* [Task details]:
List, from the lines below, each one with "chart" in it.

* [Records for processing]:
------------------------------------

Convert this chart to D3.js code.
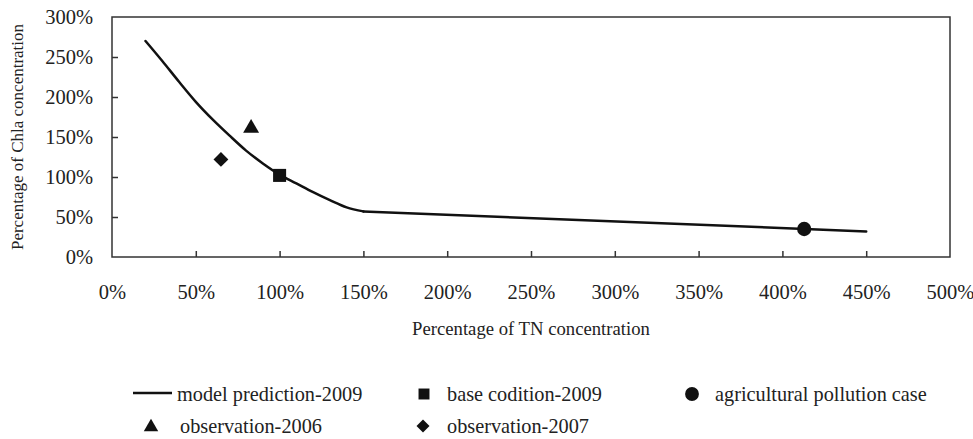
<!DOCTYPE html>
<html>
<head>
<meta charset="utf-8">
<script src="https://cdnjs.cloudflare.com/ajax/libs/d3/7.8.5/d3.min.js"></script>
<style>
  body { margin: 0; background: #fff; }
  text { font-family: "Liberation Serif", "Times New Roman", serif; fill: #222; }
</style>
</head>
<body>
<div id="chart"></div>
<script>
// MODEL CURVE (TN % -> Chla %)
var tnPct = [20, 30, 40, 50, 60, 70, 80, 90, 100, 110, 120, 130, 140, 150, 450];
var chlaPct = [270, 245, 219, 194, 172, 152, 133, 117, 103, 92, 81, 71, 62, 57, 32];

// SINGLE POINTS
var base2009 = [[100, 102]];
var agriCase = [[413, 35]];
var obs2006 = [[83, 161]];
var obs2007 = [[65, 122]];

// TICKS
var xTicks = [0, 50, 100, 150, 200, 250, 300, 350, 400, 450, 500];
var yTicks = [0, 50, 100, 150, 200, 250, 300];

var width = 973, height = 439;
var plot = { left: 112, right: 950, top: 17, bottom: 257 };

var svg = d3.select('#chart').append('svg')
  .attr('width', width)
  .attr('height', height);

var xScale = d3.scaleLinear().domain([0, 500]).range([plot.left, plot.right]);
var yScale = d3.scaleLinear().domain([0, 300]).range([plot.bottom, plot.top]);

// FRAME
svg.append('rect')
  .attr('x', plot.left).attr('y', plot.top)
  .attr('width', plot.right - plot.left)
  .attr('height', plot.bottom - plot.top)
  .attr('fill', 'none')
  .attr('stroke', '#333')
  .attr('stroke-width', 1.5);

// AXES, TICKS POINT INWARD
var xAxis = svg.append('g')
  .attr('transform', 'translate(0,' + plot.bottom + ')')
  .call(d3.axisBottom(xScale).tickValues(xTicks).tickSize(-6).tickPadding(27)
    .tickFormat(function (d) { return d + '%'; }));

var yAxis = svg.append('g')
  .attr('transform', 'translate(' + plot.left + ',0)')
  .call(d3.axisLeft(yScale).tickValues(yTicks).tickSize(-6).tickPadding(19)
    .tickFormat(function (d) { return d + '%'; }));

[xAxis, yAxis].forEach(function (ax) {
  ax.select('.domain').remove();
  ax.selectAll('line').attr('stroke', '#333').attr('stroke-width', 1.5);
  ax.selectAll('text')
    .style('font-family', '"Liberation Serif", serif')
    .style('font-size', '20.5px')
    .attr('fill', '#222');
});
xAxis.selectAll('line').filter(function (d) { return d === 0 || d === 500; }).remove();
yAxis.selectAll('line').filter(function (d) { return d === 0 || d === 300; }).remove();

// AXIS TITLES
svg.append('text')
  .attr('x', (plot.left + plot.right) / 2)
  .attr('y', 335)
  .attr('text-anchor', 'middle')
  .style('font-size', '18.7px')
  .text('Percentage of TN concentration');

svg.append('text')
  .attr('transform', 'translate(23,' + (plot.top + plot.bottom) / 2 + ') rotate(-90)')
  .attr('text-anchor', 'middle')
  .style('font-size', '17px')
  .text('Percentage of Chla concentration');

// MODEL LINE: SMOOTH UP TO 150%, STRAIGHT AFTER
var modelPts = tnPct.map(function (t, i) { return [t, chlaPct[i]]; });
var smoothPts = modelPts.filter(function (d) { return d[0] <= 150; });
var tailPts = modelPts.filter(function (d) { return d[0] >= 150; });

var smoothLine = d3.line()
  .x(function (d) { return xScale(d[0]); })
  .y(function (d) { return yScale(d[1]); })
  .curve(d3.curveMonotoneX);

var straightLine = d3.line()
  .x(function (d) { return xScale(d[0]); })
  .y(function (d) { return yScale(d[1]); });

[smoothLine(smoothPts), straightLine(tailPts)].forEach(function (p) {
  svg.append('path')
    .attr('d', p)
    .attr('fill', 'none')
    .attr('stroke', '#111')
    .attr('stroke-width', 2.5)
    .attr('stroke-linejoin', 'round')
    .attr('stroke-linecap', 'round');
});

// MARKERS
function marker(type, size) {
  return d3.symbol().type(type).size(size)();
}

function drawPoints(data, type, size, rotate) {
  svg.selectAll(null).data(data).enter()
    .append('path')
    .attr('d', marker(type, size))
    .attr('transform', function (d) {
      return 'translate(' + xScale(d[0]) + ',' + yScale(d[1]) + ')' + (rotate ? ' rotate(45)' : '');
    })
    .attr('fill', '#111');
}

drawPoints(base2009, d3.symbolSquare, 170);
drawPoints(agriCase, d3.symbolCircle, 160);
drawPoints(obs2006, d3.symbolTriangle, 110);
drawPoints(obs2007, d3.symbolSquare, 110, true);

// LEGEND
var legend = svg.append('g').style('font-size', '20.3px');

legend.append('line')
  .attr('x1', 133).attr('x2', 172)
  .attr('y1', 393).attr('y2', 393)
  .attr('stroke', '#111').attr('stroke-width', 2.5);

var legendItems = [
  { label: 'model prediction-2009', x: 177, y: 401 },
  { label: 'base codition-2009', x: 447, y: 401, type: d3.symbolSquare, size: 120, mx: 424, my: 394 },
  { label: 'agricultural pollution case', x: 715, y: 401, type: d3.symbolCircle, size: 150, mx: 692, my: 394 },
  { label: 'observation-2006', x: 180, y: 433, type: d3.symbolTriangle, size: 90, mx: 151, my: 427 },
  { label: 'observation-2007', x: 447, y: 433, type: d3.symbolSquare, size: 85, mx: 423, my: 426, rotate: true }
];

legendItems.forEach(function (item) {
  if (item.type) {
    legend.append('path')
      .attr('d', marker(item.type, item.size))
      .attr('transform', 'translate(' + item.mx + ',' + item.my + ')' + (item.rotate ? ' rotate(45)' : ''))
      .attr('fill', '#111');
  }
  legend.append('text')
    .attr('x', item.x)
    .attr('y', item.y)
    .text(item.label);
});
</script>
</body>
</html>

------------------------------------

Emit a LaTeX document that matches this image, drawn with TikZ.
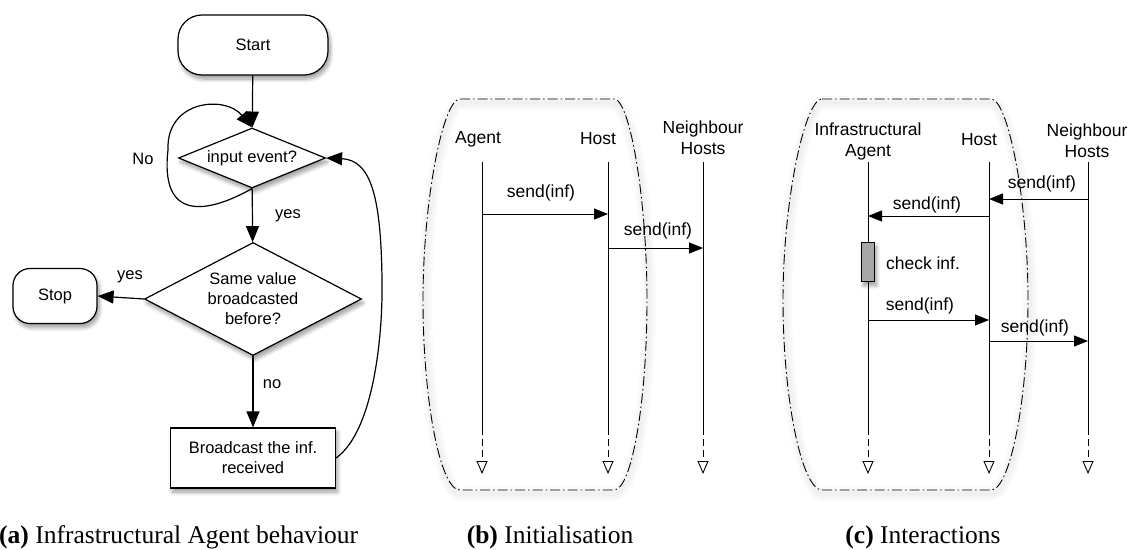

------------------------------------

* [Answer to this task]:
Convert this chart to D3.js code.
<div id="chart"></div>
var svg = d3.select('#chart').append('svg')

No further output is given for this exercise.